Joseph Ellis has authored several entertaining books on the Founding Era of American History. In this book, he hones in his focus to the period of 1783-1789 and makes two basic arguments. The first is that this period constituted a second “American Revolution”: 1776 marked the declaration of independence from Britain, but the adoption of the U.S. Constitution in 1787 created a nation. Or, as Ellis puts it at one point, the first event was a revolution, while the second was an evolution.
His second argument is that four men were central to this transition from a confederation of very independent-minded states to a nation of Americans: namely, George Washington, Alexander Hamilton, John Jay, and James Madison. He further recognizes an essential supporting cast consisting of Robert Morris, Gouverneur Morris, and Thomas Jefferson.
The rest of this short but densely packed book expands his arguments, going back and forth among the activities of his main actors in this time period. He does a good job of it, and of course the story is a good one in any event; these were extraordinary times, allowing for the principals to effect extraordinary results.
If I were to make any criticisms, they would be small and do not detract from the essence of the saga. One is that Ellis tells us mostly what his quartet (and the other three – in truth, more of a septet) did to bring about the American “Evolution,” but not much about the contributions of others. It took the efforts of many more people as well, any of whose contribution could be thought of as necessary, if not sufficient. In addition, Ellis downplays the importance of the critical external issues that catalyzed reaction and response, such as the British debt crisis and austerity measures that retarded the growth of the colonies – especially, the restriction of international trade.
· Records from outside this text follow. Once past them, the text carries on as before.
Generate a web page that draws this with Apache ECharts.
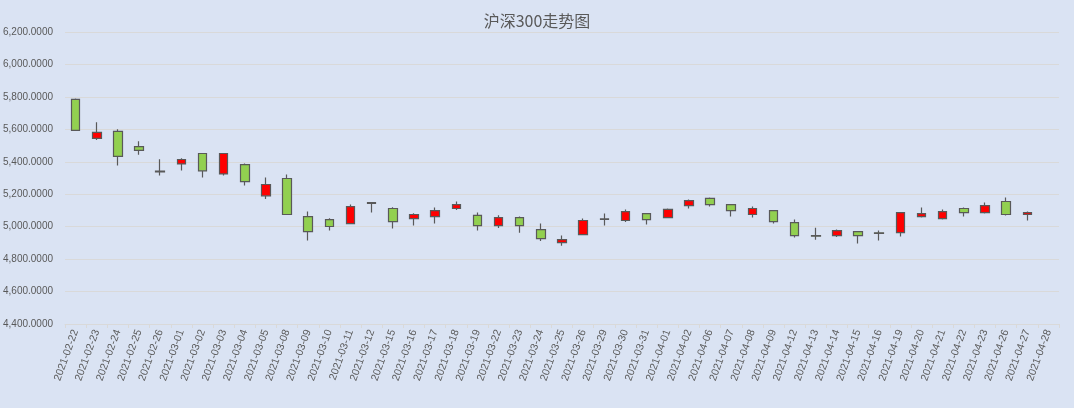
<!DOCTYPE html>
<html>
<head>
<meta charset="utf-8">
<title>沪深300走势图</title>
<script src="https://cdn.jsdelivr.net/npm/echarts@6/dist/echarts.min.js"></script>
<style>
  html, body { margin: 0; padding: 0; background: #dae3f3; }
  #chart { width: 1074px; height: 408px; }
</style>
</head>
<body>
<div id="chart"></div>
<script>
// 交易日
const dates = [
  '2021-02-22', '2021-02-23', '2021-02-24', '2021-02-25', '2021-02-26',
  '2021-03-01', '2021-03-02', '2021-03-03', '2021-03-04', '2021-03-05',
  '2021-03-08', '2021-03-09', '2021-03-10', '2021-03-11', '2021-03-12',
  '2021-03-15', '2021-03-16', '2021-03-17', '2021-03-18', '2021-03-19',
  '2021-03-22', '2021-03-23', '2021-03-24', '2021-03-25', '2021-03-26',
  '2021-03-29', '2021-03-30', '2021-03-31', '2021-04-01', '2021-04-02',
  '2021-04-06', '2021-04-07', '2021-04-08', '2021-04-09', '2021-04-12',
  '2021-04-13', '2021-04-14', '2021-04-15', '2021-04-16', '2021-04-19',
  '2021-04-20', '2021-04-21', '2021-04-22', '2021-04-23', '2021-04-26',
  '2021-04-27', '2021-04-28'
]
// 开盘 / 收盘 / 最低 / 最高 (04-28 无数据)
const openVals = [
  5785, 5544, 5587, 5494, 5342, 5387, 5451, 5325, 5383, 5190,
  5297, 5062, 5044, 5019, 5148, 5112, 5050, 5062, 5112, 5069,
  5007, 5056, 4982, 4902, 4951, 5048, 5038, 5081, 5056, 5130,
  5174, 5136, 5075, 5099, 5025, 4945, 4945, 4970, 4962, 4963,
  5062, 5050, 5112, 5087, 5155, 5075, null
]
const closeVals = [
  5593, 5581, 5433, 5470, 5337, 5414, 5344, 5451, 5278, 5260,
  5075, 4970, 5001, 5124, 5144, 5031, 5075, 5099, 5136, 5007,
  5056, 5007, 4926, 4920, 5038, 5045, 5093, 5044, 5106, 5161,
  5136, 5099, 5112, 5031, 4945, 4941, 4976, 4945, 4958, 5087,
  5081, 5093, 5087, 5130, 5075, 5087, null
]
const lowVals = [
  5590, 5535, 5377, 5443, 5315, 5346, 5303, 5315, 5254, 5171,
  5073, 4914, 4976, 5017, 5087, 4988, 5007, 5019, 5103, 4976,
  4992, 4963, 4912, 4883, 4950, 5007, 5029, 5013, 5054, 5112,
  5124, 5062, 5056, 5019, 4933, 4920, 4937, 4896, 4914, 4939,
  5056, 5044, 5062, 5081, 5069, 5038, null
]
const highVals = [
  5790, 5644, 5601, 5527, 5416, 5422, 5453, 5453, 5390, 5303,
  5322, 5093, 5052, 5136, 5150, 5120, 5083, 5118, 5155, 5087,
  5070, 5062, 5019, 4945, 5050, 5081, 5106, 5083, 5112, 5167,
  5180, 5138, 5124, 5101, 5044, 4994, 4982, 4972, 4976, 5089,
  5118, 5106, 5118, 5149, 5180, 5093, null
]

const kData = dates.map((d, i) =>
  openVals[i] == null ? '-' : [openVals[i], closeVals[i], lowVals[i], highVals[i]]
)

const chart = echarts.init(document.getElementById('chart'))
const textColor = '#595959'
const lineColor = '#d9d9d9'

const optionData = {
  backgroundColor: '#dae3f3',
  animation: false,
  title: {
    text: '沪深300走势图',
    left: 'center',
    top: 8,
    textStyle: {
      color: textColor,
      fontSize: 16,
      fontWeight: 'normal',
      fontFamily: 'Noto Sans CJK SC'
    }
  },
  grid: {
    left: 60,
    right: 15,
    top: 32,
    bottom: 84
  },
  xAxis: {
    type: 'category',
    data: dates,
    axisLine: { lineStyle: { color: lineColor } },
    axisTick: { show: true, length: 4, lineStyle: { color: lineColor } },
    axisLabel: {
      rotate: 70,
      interval: 0,
      color: textColor,
      fontSize: 10.5,
      fontFamily: 'Liberation Sans',
      margin: 6
    },
    splitLine: { show: false }
  },
  yAxis: {
    type: 'value',
    min: 4400,
    max: 6200,
    interval: 200,
    axisLine: { show: false },
    axisTick: { show: false },
    axisLabel: {
      color: textColor,
      fontSize: 10,
      fontFamily: 'Liberation Sans',
      margin: 12,
      formatter: v => v.toLocaleString('en-US', { minimumFractionDigits: 4, maximumFractionDigits: 4 })
    },
    splitLine: { lineStyle: { color: lineColor } }
  },
  series: [{
    type: 'candlestick',
    data: kData,
    barWidth: 9,
    itemStyle: {
      color: '#ff0000',
      color0: '#92d050',
      borderColor: '#595959',
      borderColor0: '#595959',
      borderWidth: 1.2
    }
  }]
}

chart.setOption(optionData)
</script>
</body>
</html>
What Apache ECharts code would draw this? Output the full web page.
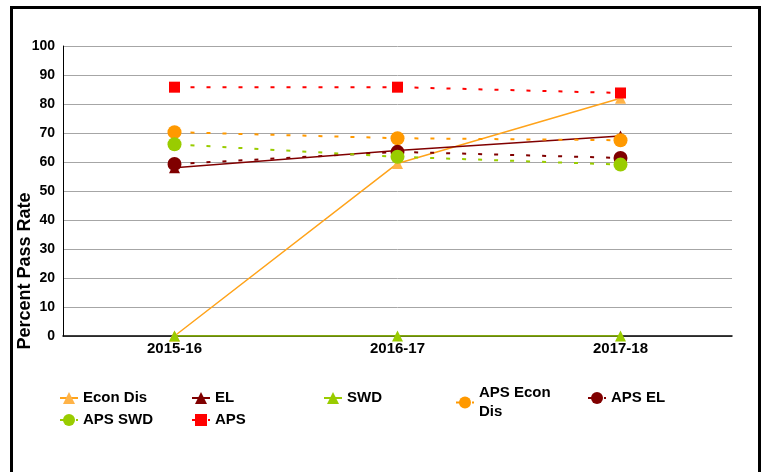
<!DOCTYPE html>
<html>
<head>
<meta charset="utf-8">
<script src="https://cdn.jsdelivr.net/npm/echarts@6/dist/echarts.min.js"></script>
<style>
html,body{margin:0;padding:0;background:#fff;}
#chart{width:762px;height:472px;}
</style>
</head>
<body>
<div id="chart"></div>
<script>
// data
var years = ['2015-16', '2016-17', '2017-18'];
var econDis = [0, 59.5, 82];
var el = [58, 64, 69];
var swd = [0, 0, 0];
var apsEconDis = [70.3, 68.2, 67.5];
var apsEl = [59.3, 63.5, 61.4];
var apsSwd = [66.1, 61.8, 59.1];
var aps = [85.8, 85.8, 83.8];
var yTicks = [0, 10, 20, 30, 40, 50, 60, 70, 80, 90, 100];
var legendNames = ['Econ Dis', 'EL', 'SWD', 'APS Econ Dis', 'APS EL', 'APS SWD', 'APS'];

var font = 'Liberation Sans, Arial, sans-serif';

function solid(name, data, color, mColor, symbol, size){
	return {
		name: name, type: 'line', data: data,
		symbol: symbol, symbolSize: size,
		lineStyle: {color: color, width: 1.5},
		itemStyle: {color: mColor},
		animation: false
	};
}
function dashed(name, data, color, symbol, size){
	return {
		name: name, type: 'line', data: data,
		symbol: symbol, symbolSize: size,
		lineStyle: {color: color, width: 2, type: [4, 12]},
		itemStyle: {color: color},
		animation: false
	};
}

//one legend per item so the columns sit on a fixed grid
function legendItem(i){
	var col = i < 5 ? i : i - 5;
	var top = i < 5 ? 383.5 : 405.5;
	if (legendNames[i] == 'APS Econ Dis') top = 378.5;
	return {
		data: [legendNames[i]],
		left: 54 + col * 132, top: top,
		itemWidth: 18, itemHeight: 15,
		textStyle: {fontFamily: font, fontWeight: 'bold', fontSize: 15, color: '#000', width: 80, overflow: 'break', lineHeight: 19}
	};
}
var legends = [];
for (var i = 0; i < legendNames.length; i++) legends.push(legendItem(i));

var myChart = echarts.init(document.getElementById('chart'));
option = {
	backgroundColor: '#fff',
	grid: {left: 63, right: 30, top: 46, bottom: 136},
	xAxis: {
		type: 'category',
		data: years,
		axisLine: {lineStyle: {color: '#000', width: 1.5}},
		axisTick: {show: false},
		axisLabel: {fontFamily: font, fontWeight: 'bold', fontSize: 15, color: '#000', margin: 5}
	},
	yAxis: {
		type: 'value',
		min: 0, max: 100, interval: 10,
		axisLine: {show: true, lineStyle: {color: '#000', width: 1}},
		axisTick: {show: false},
		axisLabel: {
			fontFamily: font, fontWeight: 'bold', fontSize: 14, color: '#000', margin: 8,
			formatter: function(v){ return yTicks.indexOf(v) >= 0 ? String(v) : ''; }
		},
		splitLine: {lineStyle: {color: '#A6A6A6', width: 1}}
	},
	legend: legends,
	graphic: [{
		type: 'rect', silent: true, z: 100,
		shape: {x: 11.5, y: 7.5, width: 748, height: 480},
		style: {fill: 'none', stroke: '#000', lineWidth: 3}
	}, {
		type: 'text', x: 25, y: 271, rotation: Math.PI / 2,
		style: {text: 'Percent Pass Rate', font: 'bold 18px ' + font, fill: '#000', textAlign: 'center', textVerticalAlign: 'middle'}
	}],
	series: [
		solid('Econ Dis', econDis, '#FFA31A', '#FFB347', 'triangle', 11),
		solid('EL', el, '#800000', '#800000', 'triangle', 11),
		solid('SWD', swd, '#99CC00', '#99CC00', 'triangle', 11),
		dashed('APS Econ Dis', apsEconDis, '#FF9900', 'circle', 14),
		dashed('APS EL', apsEl, '#800000', 'circle', 14),
		dashed('APS SWD', apsSwd, '#99CC00', 'circle', 14),
		dashed('APS', aps, '#FF0000', 'rect', 11)
	]
};
myChart.setOption(option);
</script>
</body>
</html>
A second criticism is that Ellis begins by claiming that Lincoln was “historically incorrect” by asserting, in the Gettysburg Address, that a new nation was brought forth in 1776. Lincoln, a scholar of the Constitution as well as a consummate politician, knew exactly what he was doing by referencing the defining American document as that of 1776 instead of 1787; certainly one of his goals was to help shape the narrative understanding of the country’s formation; that is, the history that defined our collective identity as a people.
As legal scholar Robert M. Cover wrote:
No set of legal institutions or prescriptions exists apart from the narratives that locate it and give it meaning. For every constitution there is an epic, for each decalogue a scripture. Once understood in the context of the narratives that give it meaning, law becomes not merely a system of rules to be observed, but a world in which we live. . . . In this normative world, law and narrative are inseparably related. Every prescription is insistent in its demand to be located in discourse – to be supplied with history and destiny, beginning and end, explanation and purpose.”
Thus, Cover perspicaciously concluded:
Law may be viewed as a system of tension or a bridge linking a concept of a reality to an imagined alternative – that is, as a connective between two states of affairs, both of which can be represented in their normative significance only through the devices of narrative.”
More precisely, the Declaration set forth our normative goal, and the Constitution provided a legal and political framework by which it might fulfill its promises to get us to that ideal.
Third, Ellis pretty much dismisses the idea that the hoi polloi harbored any nationalist feelings, but doesn’t offer much support for this contention, and other scholars have argued otherwise. Certainly Thomas Paine’s pamphlets, widely read throughout the colonies, repeatedly refer to “the American Cause,” stating, for example, in 1776, that “America will never be happy till she gets clear of foreign dominion.”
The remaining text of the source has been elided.